Multi-scenario impacts on ecosystem services and relationships in alpine ecosystems: A case study of the Daxing’anling forest area, Inner Mongolia

Abstract

Understanding future ecosystem service (ES) dynamics and relationships is crucial for sustainable management, particularly in degraded alpine ecosystems. Research gaps exist in integrating future land use with SSP-RCP climate scenarios to systematically examine ESs and their multidimensional relationships. Focusing on the Daxing’anling forest area, Inner Mongolia, we developed a comprehensive framework integrating PLUS and InVEST models with SSP-RCP scenarios to simulate spatiotemporal dynamics of four ESs and their multi-perspective relationships under nine climate and land-use scenarios from 2018 to 2053. Main findings: (1) Climate was characterized by warming and drying, with forests remaining dominant (>93 %). Ecological protection (EP) scenarios promoted forest expansion, whereas conventional development (CD) and ecological-economic development (EED) scenarios expanded cropland. (2) By 2053, water yield (WY) decreased significantly (3.45–10.52 %), while carbon storage (CS), soil conservation, and habitat quality (HQ) experienced minor fluctuations.

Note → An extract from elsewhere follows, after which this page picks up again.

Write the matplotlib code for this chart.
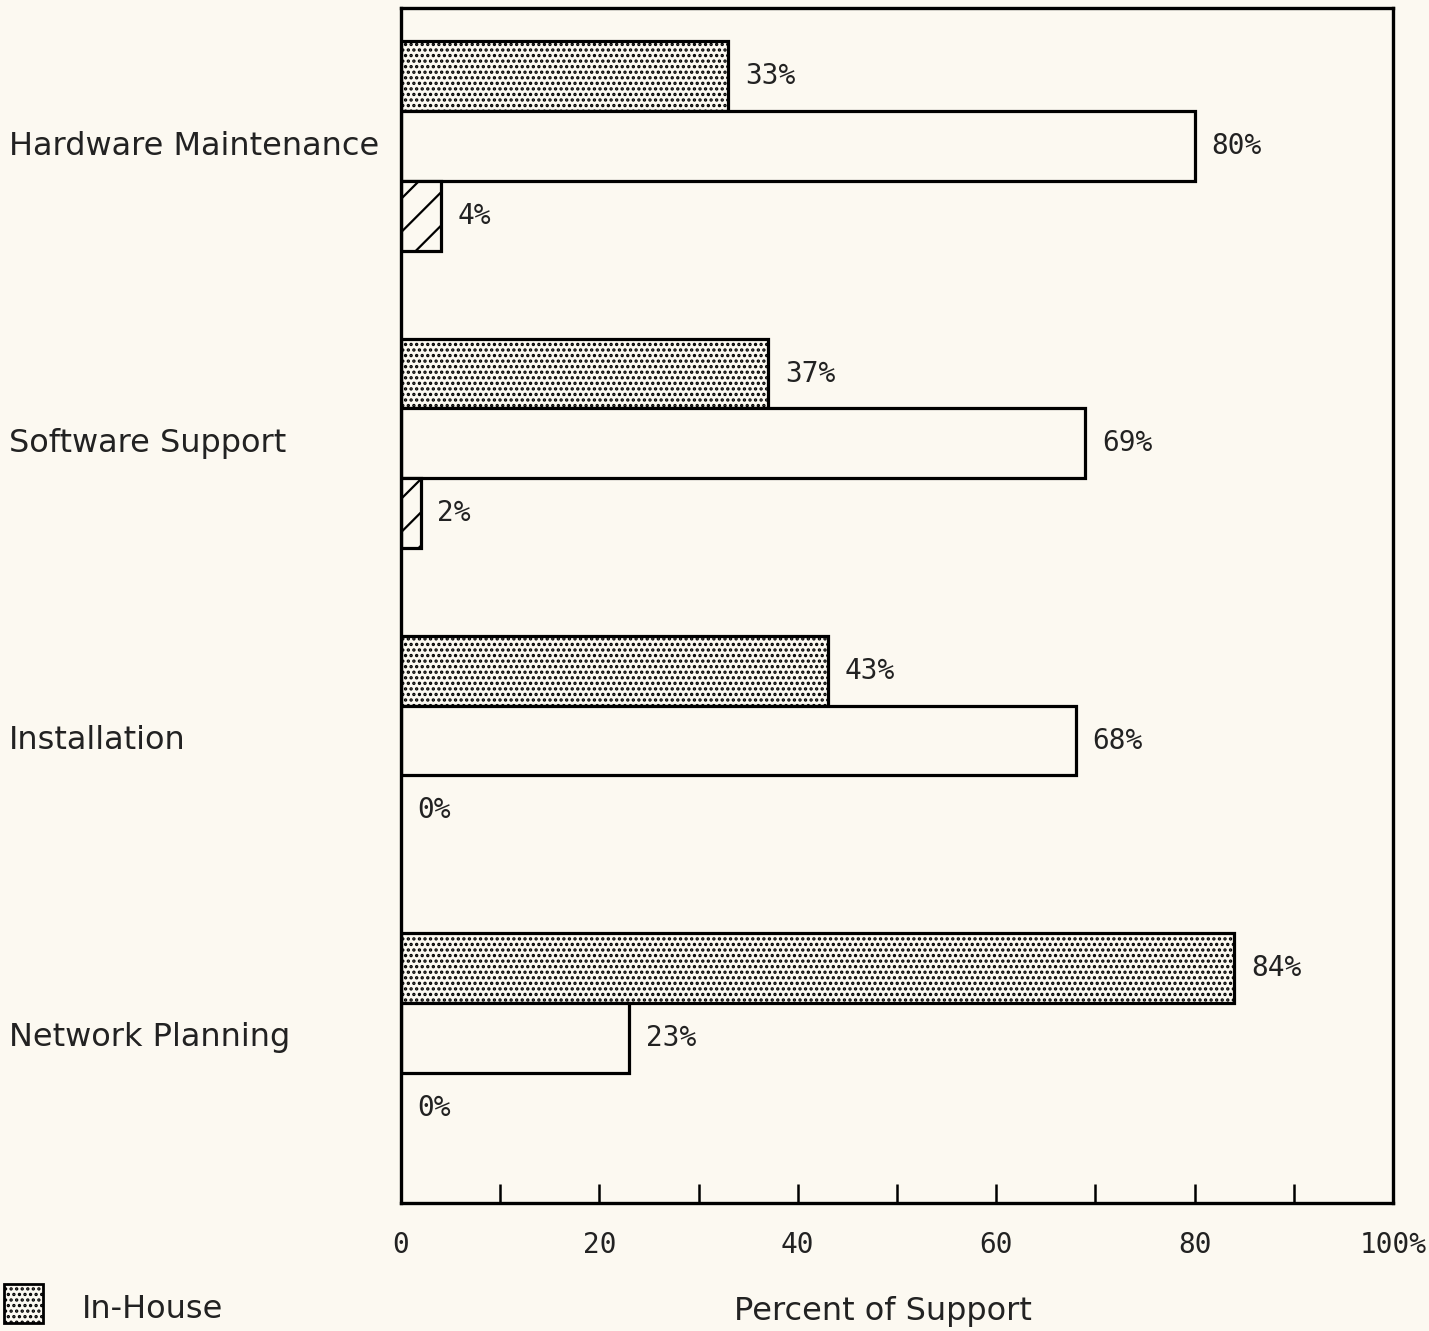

ES supply capacity was highest under EP scenarios and lowest under CD scenarios. (3) All ES pairs exhibited predominantly synergistic relationships, with strongest synergy in CS-HQ and weakest in WY-CS. SSP126 most favorably influenced ES pair relationships. (4) Overall relationships among multiple ESs were dominated by trade-offs (81.44–82.17 %). EP scenarios enhanced trade-offs while suppressing synergies, whereas CD and EED scenarios produced opposite effects. Overall, climate and land-use changes impact ESs and their relationships scenario-dependently and spatially heterogeneously, with SSP126-EP being optimal. Under most scenarios, ES supply capacity weakened, ES pairs remained synergistic, and overall ES relationships were dominated by strengthened trade-offs. We recommend adaptive climate management, land-use optimization, and differentiated strategies for alpine ecosystem sustainability.